The new City of Santa Clarita Transit Maintenance Facility, designed by HOK, is one of the first LEED-certified straw-bale buildings in the world. The $20-million project is designed to accommodate more than 150 buses and nearly 160 staff.
In an effort to improve air quality in the Santa Clarita Valley, the City of Santa Clarita’s municipal transit system decided to convert its entire bus fleet from diesel to compressed natural gas, a conversion that required a modern maintenance headquarters. The new facility includes a 22,000-square-foot administration building, 25,000-square-foot maintenance building, bus wash facility, CNG fueling island for City buses, and publicly accessible CNG fueling station.
The Santa Clarita building envelope is constructed of straw bales with a lime plaster layer on both the interior and exterior. “Straw-bale construction may be a rediscovered technology, but it is appropriate and sustainable by today’s standards,” said HOK’s Charles Smith, Senior Project Manager. “When combined with more recent technologies such as under-floor air distribution, high-performance glazing, and daylighting – as it is in this project – it can be part of a powerful strategy for creating an energy and resource-efficient building.”

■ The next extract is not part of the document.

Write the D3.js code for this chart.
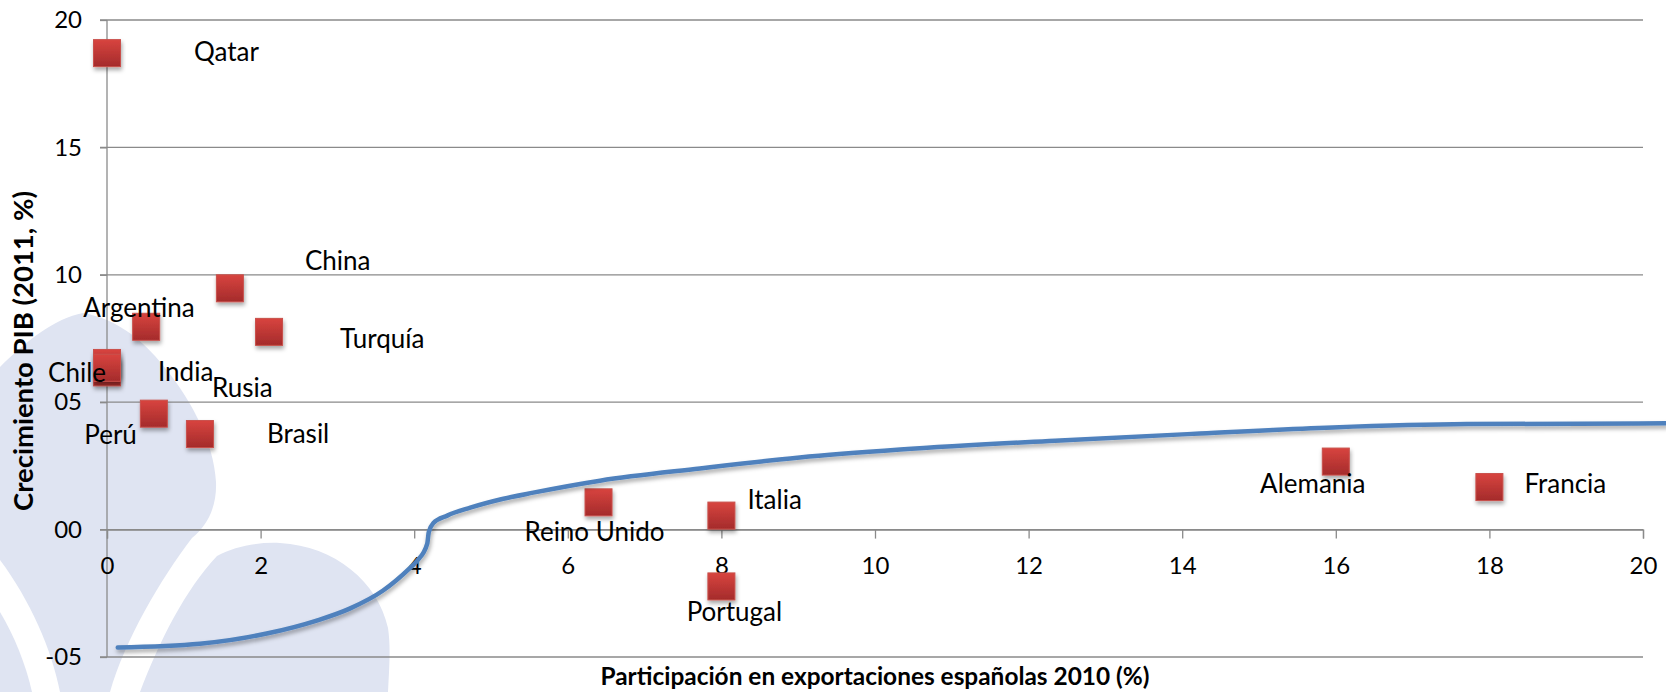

The design exceeds California Energy Efficiency Standards by over 40 percent. Additional sustainable features of the building include: skylights and clerestory daylighting, a well-insulated “cool” roof with deep overhangs to shade clerestories and protect straw-bale walls from moisture, on-site stormwater collection and treatment, water-efficient plumbing fixtures, a gray water reclamation system, an under-floor air system, water-source heat pumps, a courtyard and native plant garden, 25 percent fly ash paving, and use of local, recycled materials.